Hi folks! An article I wrote on the basics of monitoring just went live at Klara Systems. Including breadcrumbs leading those of you who don’t want to learn and run Nagios to a free to use easily-configured web service that Sanoid plugs into very nicely! ![]()
![]()
![]()
Since this article by @mercenary_sysadmin came out, I have had these healthchecks running for about 2 months now. This week I started getting notices from my healthchecks.io account about failed sanoid --monitor-health pings. I wouldn’t have been checking it otherwise, probably. It turns out one of my Samsung 980 Pro 1tb mirror devices was in “Removed” status. For some reason the system could not see it anymore. sudo fdisk -l showed nothing.

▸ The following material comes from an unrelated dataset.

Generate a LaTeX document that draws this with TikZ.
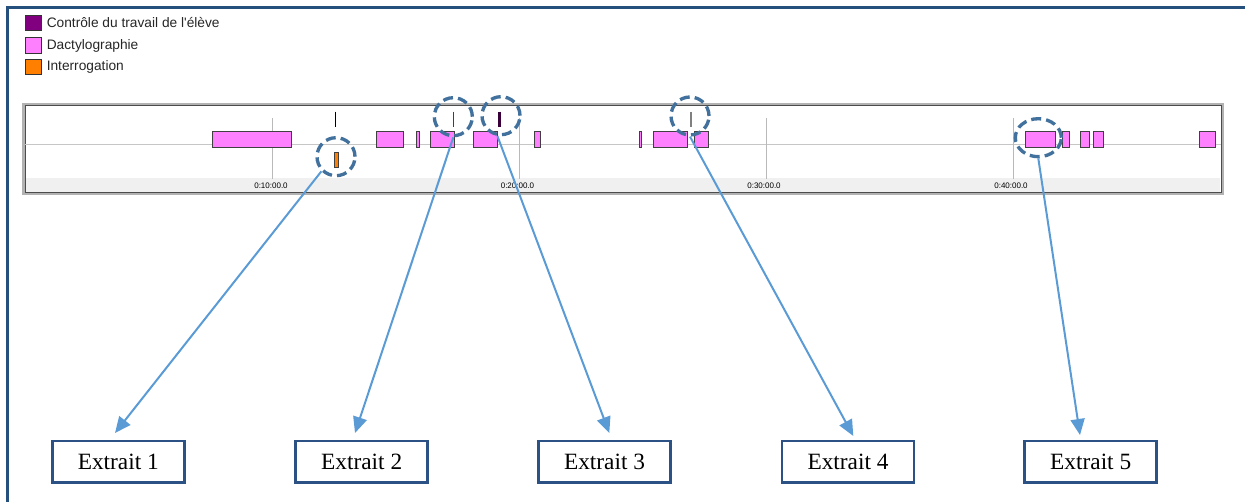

I tried a reboot and still the same. I then tried a system shutdown and then restarted and the device then came back online. Strange, I guess the device controller had a power hitch or something. I am wondering if I should trust it, or replace it. smartctl gives a good report, and the BIOS smart test passes it. zpool status does show a 3 in the checksum column, not sure what that means.

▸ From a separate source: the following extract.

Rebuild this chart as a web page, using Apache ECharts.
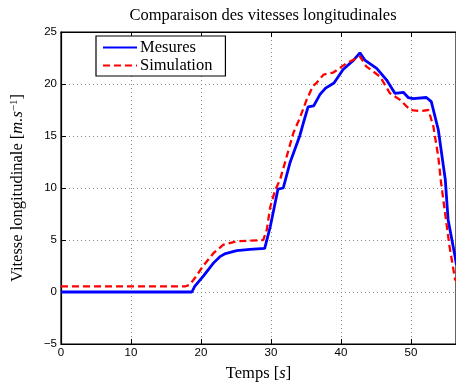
<!DOCTYPE html>
<html><head><meta charset="utf-8">
<script src="https://cdn.jsdelivr.net/npm/echarts@6/dist/echarts.min.js"></script>
<style>html,body{margin:0;padding:0;background:#fff}#c{width:456px;height:386px}</style>
</head><body><div id="c"></div>
<script>
var measTime = [0, 18.7, 19.1, 20.3, 21.8, 22.7, 23.5, 25.1, 27.0, 29.1, 29.9, 31.0, 31.75, 32.7, 34.1, 34.6, 35.3, 36.1, 37.0, 37.8, 39.0, 40.3, 41.8, 42.7, 43.4, 45.1, 46.5, 47.7, 48.9, 49.6, 50.3, 52.2, 52.9, 53.9, 54.9, 55.3, 56.3, 56.5];
var measVals = [0, 0, 0.54, 1.5, 2.8, 3.4, 3.7, 3.97, 4.1, 4.2, 6.3, 9.9, 10.0, 12.4, 15.0, 16.2, 17.8, 17.9, 19.0, 19.6, 20.1, 21.4, 22.3, 23.0, 22.3, 21.5, 20.4, 19.1, 19.2, 18.7, 18.6, 18.7, 18.3, 15.6, 10.8, 6.95, 3.4, 2.6];
var simTime = [0, 17.8, 18.4, 19.3, 20.3, 21.8, 23.2, 25.1, 28.9, 29.4, 29.9, 30.6, 31.3, 33.2, 34.1, 35.1, 36.0, 36.5, 37.5, 38.9, 40.8, 42.7, 43.6, 45.6, 47.0, 48.4, 49.9, 51.3, 52.5, 53.2, 53.9, 54.3, 55.5, 56.3, 56.5];
var simVals = [0.55, 0.55, 0.7, 1.5, 2.5, 3.75, 4.55, 4.87, 5.0, 6.0, 8.2, 9.8, 10.8, 15.3, 16.7, 18.5, 19.8, 20.1, 20.9, 21.1, 22.0, 22.65, 21.7, 20.7, 19.1, 18.5, 17.5, 17.4, 17.5, 15.9, 13.0, 10.5, 4.4, 1.2, 1.1];
var seriesNames = ['Mesures', 'Simulation'];
var titleText = 'Comparaison des vitesses longitudinales';
var xMin = 0, xMax = 56.43, xStep = 10;
var yMin = -5, yMax = 25, yStep = 5;

function pairs(t, v) { return t.map(function (x, i) { return [x, v[i]]; }); }
function fmt(v) { return v < 0 ? '\u2212' + Math.abs(v) : String(v); }

var serif = '"Liberation Serif", "DejaVu Serif", serif';
var sans = '"Liberation Sans", Arial, sans-serif';
var gridLine = { show: true, lineStyle: { color: '#888', type: [1, 3], width: 1 } };
var tickIn = { show: true, inside: true, length: 5, lineStyle: { color: '#000' } };

var chart = echarts.init(document.getElementById('c'), null, { renderer: 'canvas' });
chart.setOption({
  animation: false,
  backgroundColor: '#fff',
  title: { text: titleText, left: 258, top: 2, textAlign: 'center',
    textStyle: { fontFamily: serif, fontWeight: 'normal', fontSize: 16.5, color: '#000' } },
  grid: { left: 61, right: 0, top: 32, bottom: 42, show: true, borderColor: '#000', borderWidth: 1.2,
    containLabel: false, outerBoundsMode: 'none' },
  legend: {
    orient: 'vertical', left: 96, top: 36,
    padding: [3, 13, 2, 6], itemGap: 1,
    backgroundColor: '#fff', borderColor: '#000', borderWidth: 1.2, borderRadius: 0,
    itemWidth: 34, itemHeight: 16,
    itemStyle: { opacity: 0 },
    textStyle: { fontFamily: serif, fontSize: 16.5, color: '#000', padding: [0, 0, 0, -2] },
    data: seriesNames
  },
  xAxis: [{
    type: 'value', min: xMin, max: xMax, interval: xStep,
    name: '{a|Temps [}{i|s}{a|]}', nameLocation: 'middle', nameGap: 21,
    nameTextStyle: { rich: { a: { fontFamily: serif, fontSize: 16.5, color: '#000' }, i: { fontFamily: serif, fontSize: 16.5, fontStyle: 'italic', color: '#000' } } },
    axisLine: { show: true, onZero: false, lineStyle: { color: '#000', width: 1.2 } },
    axisTick: tickIn,
    axisLabel: { fontFamily: sans, fontSize: 11.5, color: '#000', margin: 3, showMaxLabel: false, formatter: fmt },
    splitLine: gridLine
  }, {
    type: 'value', min: xMin, max: xMax, interval: xStep, position: 'top',
    axisLine: { show: true, onZero: false, lineStyle: { color: '#000', width: 1.2 } },
    axisTick: tickIn, axisLabel: { show: false }, splitLine: { show: false }
  }],
  yAxis: [{
    type: 'value', min: yMin, max: yMax, interval: yStep,
    name: '{a|Vitesse longitudinale [}{i|m.s}{s|\u22121}{a|]}', nameLocation: 'middle', nameGap: 35, nameRotate: 90,
    nameTextStyle: { rich: {
      a: { fontFamily: serif, fontSize: 16.5, color: '#000' },
      i: { fontFamily: serif, fontSize: 16.5, fontStyle: 'italic', color: '#000' },
      s: { fontFamily: serif, fontSize: 11, color: '#000', verticalAlign: 'top', lineHeight: 10 } } },
    axisLine: { show: true, onZero: false, lineStyle: { color: '#000', width: 1.2 } },
    axisTick: tickIn,
    axisLabel: { fontFamily: sans, fontSize: 11.5, color: '#000', margin: 4, formatter: fmt },
    splitLine: gridLine
  }],
  series: [{
    name: seriesNames[0], type: 'line', showSymbol: false, symbol: 'none',
    data: pairs(measTime, measVals),
    lineStyle: { color: '#0000ff', width: 2.8 }, itemStyle: { color: '#0000ff' }, z: 3
  }, {
    name: seriesNames[1], type: 'line', showSymbol: false, symbol: 'none',
    data: pairs(simTime, simVals),
    lineStyle: { color: '#ff0000', width: 2.3, type: [7, 4] }, itemStyle: { color: '#ff0000' }, z: 4
  }]
});
</script></body></html>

These things now require a 2nd mortgage on the home to purchase, good golly.
Well, cabling isn’t going to be the issue with an NVMe drive, obviously. Does this system have a UPS protecting it from power irregularities?
I do have a power backup, a Solix c1000.
Ok so we can eliminate environmental power issues.
For an NVME M.2 drive that spontaneously disappears from the system, that leaves us with the following potential failures, in rough order of decreasing likelihood:
- Drive
- Motherboard
- RAM
- PSU
- CPU
By far, drive is most likely out of the remaining potential culprits.